The lines used for towing alongside will, like everything else, degrade over time and with increased usage. Besides rinsing the salt out of them occasionally there is no real maintenance for lines, and you cannot fix any of the damage. All you can do is try to slow down the rate of degradation as much as possible. It’s all about protecting tow lines while they are in use, but also about how they’re stored when not in use.
Abrasion is always among the worst enemies of lines. Smooth surfaces to bear upon and run across is vital to maximizing the working life of lines. Tracing the exact paths of the lines on all bitts, cleats, bullnoses, chocks and any other fittings used (on both the tug and the barge) and keeping them as smooth as possible is key. Rough, pitted steel will act like a cheese grater, and will slowly (or not so slowly) shred your lines. Non-skid decks act like coarse sandpaper on deck lines when they are dragged across it.

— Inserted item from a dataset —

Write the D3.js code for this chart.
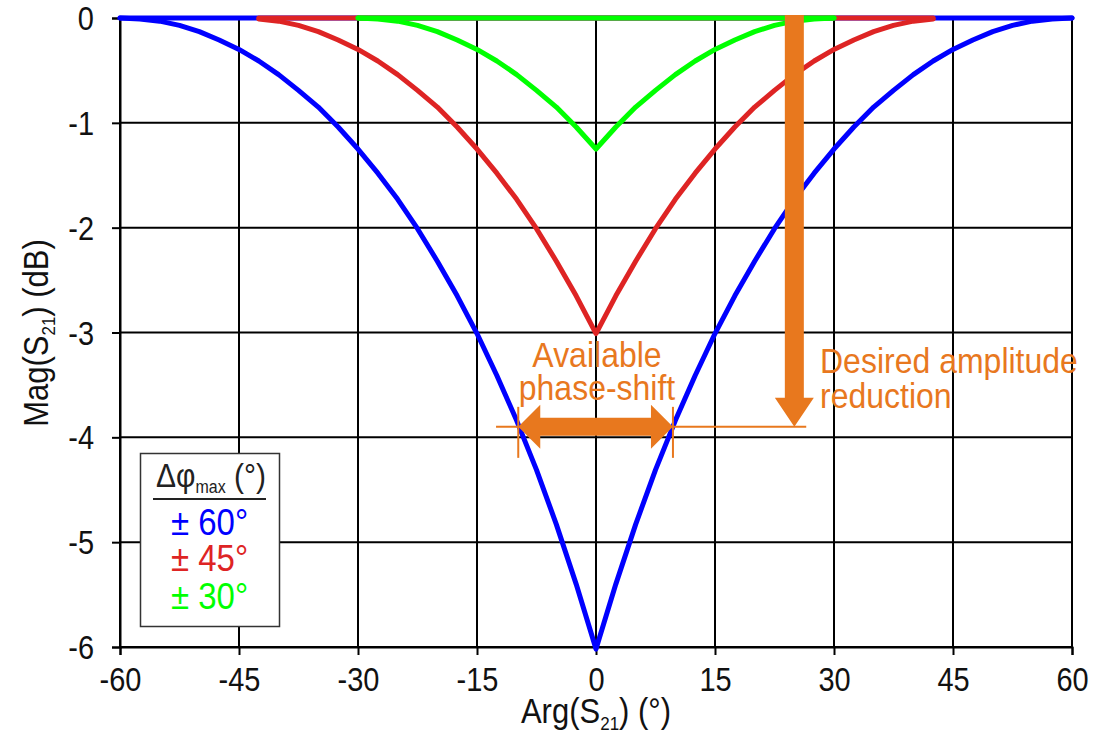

Chafing gear is often very beneficial, even over smooth surfaces, as friction causes damage too. Tank barges must have an emergency towing assembly rigged outboard on one side, and that should have sufficient chafing gear on it in proximity to the deck fittings where your lines cross over it. This is less than ideal but far better than nothing.
Where and how lines are stored directly affects their usability and lifespan. In particular, prolonged direct exposure to the sun will shorten a line’s lifespan, often dramatically. Stowing everything below decks is impractical most of the time.
Something I don’t see often on tug decks anymore are strategically placed line boxes. Being able to stow lines close by but out of the elements and spray can make them last considerably longer. In winter the boxes can keep lines dry and unfrozen. It would be nice to see them make a comeback.